= William Fuller (priest) =

English Dean of Ely and Dean of Durham

William Fuller (c. 1580–1659) was dean of Ely and later dean of Durham. He was in trouble with parishioners and Parliament during the early 1640s.

==Life==
Born in or about 1580, the son of Andrew Fuller of Hadleigh, Suffolk, William Fuller was educated at Trinity College, Cambridge. He was a fellow of St Catharine Hall, Cambridge, where he took the degree of D.D. in 1625, and is said to have been a good linguist and an excellent preacher. These gifts recommended him to James I, who made him one of his chaplains. By Sir Gervase Clifton he was presented to the rectory of Weston, Nottinghamshire. Under Charles I he was continued in his chaplaincy, and on 3 July 1628 he received a dispensation to hold also the vicarage of St Giles-without-Cripplegate, London.

On the death of Henry Caesar, 27 June 1636, he was promoted to the deanery of Ely.

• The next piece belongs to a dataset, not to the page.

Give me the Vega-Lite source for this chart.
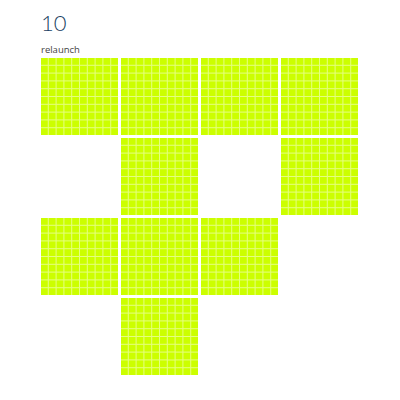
{
  "$schema": "https://vega.github.io/schema/vega-lite/v6.json",
  "autosize": "none",
  "padding": {"left": 41, "top": 58, "right": 42, "bottom": 25},
  "width": 317,
  "height": 317,
  "title": {
    "text": "10",
    "subtitle": "\u00a0\u00a0relaunch",
    "anchor": "start",
    "frame": "group",
    "font": "Lato",
    "fontSize": 22,
    "fontWeight": 300,
    "color": "#1b3f63",
    "subtitleFont": "Open Sans",
    "subtitleFontSize": 9.5,
    "subtitleColor": "#444444",
    "subtitlePadding": 9,
    "offset": 3
  },
  "datasets": {
    "blocks": [
      {"k": 1, "c": 0, "r": 0},
      {"k": 1, "c": 1, "r": 0},
      {"k": 1, "c": 2, "r": 0},
      {"k": 1, "c": 3, "r": 0},
      {"k": 1, "c": 1, "r": 1},
      {"k": 1, "c": 3, "r": 1},
      {"k": 1, "c": 0, "r": 2},
      {"k": 1, "c": 1, "r": 2},
      {"k": 1, "c": 2, "r": 2},
      {"k": 1, "c": 1, "r": 3}
    ],
    "grid": [
      {
        "k": 1,
        "cx": [0,1,2,3,4,5,6,7,8,9,0,1,2,3,4,5,6,7,8,9,0,1,2,3,4,5,6,7,8,9,0,1,2,3,4,5,6,7,8,9,0,1,2,3,4,5,6,7,8,9,0,1,2,3,4,5,6,7,8,9,0,1,2,3,4,5,6,7,8,9,0,1,2,3,4,5,6,7,8,9,0,1,2,3,4,5,6,7,8,9,0,1,2,3,4,5,6,7,8,9],
        "cy": [0,0,0,0,0,0,0,0,0,0,1,1,1,1,1,1,1,1,1,1,2,2,2,2,2,2,2,2,2,2,3,3,3,3,3,3,3,3,3,3,4,4,4,4,4,4,4,4,4,4,5,5,5,5,5,5,5,5,5,5,6,6,6,6,6,6,6,6,6,6,7,7,7,7,7,7,7,7,7,7,8,8,8,8,8,8,8,8,8,8,9,9,9,9,9,9,9,9,9,9]
      }
    ]
  },
  "layer": [
    {
      "data": {"name": "blocks"},
      "mark": {"type": "rect", "color": "#ccff00", "opacity": 0.5},
      "encoding": {
        "x": {"field": "c", "type": "ordinal", "scale": {"domain": [0, 1, 2, 3], "paddingInner": 0.0375, "paddingOuter": 0}, "axis": null},
        "y": {"field": "r", "type": "ordinal", "scale": {"domain": [0, 1, 2, 3], "paddingInner": 0.0375, "paddingOuter": 0}, "axis": null}
      }
    },
    {
      "data": {"name": "blocks"},
      "transform": [
        {"lookup": "k", "from": {"data": {"name": "grid"}, "key": "k", "fields": ["cx", "cy"]}},
        {"flatten": ["cx", "cy"]}
      ],
      "mark": {"type": "rect", "color": "#ccff00"},
      "encoding": {
        "x": {"field": "c", "type": "ordinal", "axis": null},
        "xOffset": {"field": "cx", "type": "ordinal", "scale": {"domain": [0,1,2,3,4,5,6,7,8,9], "paddingInner": 0.13, "paddingOuter": 0}},
        "y": {"field": "r", "type": "ordinal", "axis": null},
        "yOffset": {"field": "cy", "type": "ordinal", "scale": {"domain": [0,1,2,3,4,5,6,7,8,9], "paddingInner": 0.13, "paddingOuter": 0}}
      }
    }
  ],
  "config": {"view": {"stroke": null}}
}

In October 1641 some of the parishioners of St Giles's petitioned parliament for his removal. They complained that, though the parish was very populous and the living worth £700 a year, Fuller was pluralist, non-resident, and a 'popish innovator.' Altogether eight articles were exhibited against him. They alleged against Fuller's curate, Timothy Hutton, that he drank, danced and sang profane songs. The House of Commons summoned him as a delinquent, for the content of his sermons. For refusing to attend he was ordered into the custody of the serjeant-at-arms, but on giving substantial bail he was released on 11 November 1641. In July 1642 Fuller and Hutton, were sent for on a charge of having read the king's last declaration in church. Fuller denied having given orders for it to be read; he had in fact enjoined Hutton not to read it until directed. He was discharged but Hutton was committed a prisoner to the king's bench, where he remained for nearly a month.

Fuller's money was ordered to be confiscated 18 February 1643. By warrant of the Earl of Essex, he asserted, £500 was taken from him. In 1645 he was in attendance upon the king at Oxford, and was incorporated in his doctor's degree on 12 August of that year. Charles, who admired his preaching, made him dean of Durham, in which he was installed on 6 March 1646. Ultimately he retired to London, and died in the parish of St Giles, Cripplegate, on 13 May 1659, aged 79. The authorities having refused his relatives' request that he might be buried in the church of St Giles, he was interred at the upper end of the south aisle of St Vedast, Foster Lane.

==Works==

Fuller published:

- A Sermon [on Ephes. iv. 7] preached before his Maiestie at Dover Castle, London, 1625.
- The Movrning of Mount Libanon ... A Sermon [on Zech. xi. 2] preached . . . 1627. In commemoration of the Lady Frances Clifton, &c., London, 1628.

From the dedication to Sir Gervase Clifton it is learned that Fuller preached the funeral sermon of the first Lady Clifton, which, however, was circulated in manuscript.

==Family==

By his wife Katherine, who survived him, Fuller left three sons, William, Robert, and Gervase, and two daughters, Jane, married to Brian Walton.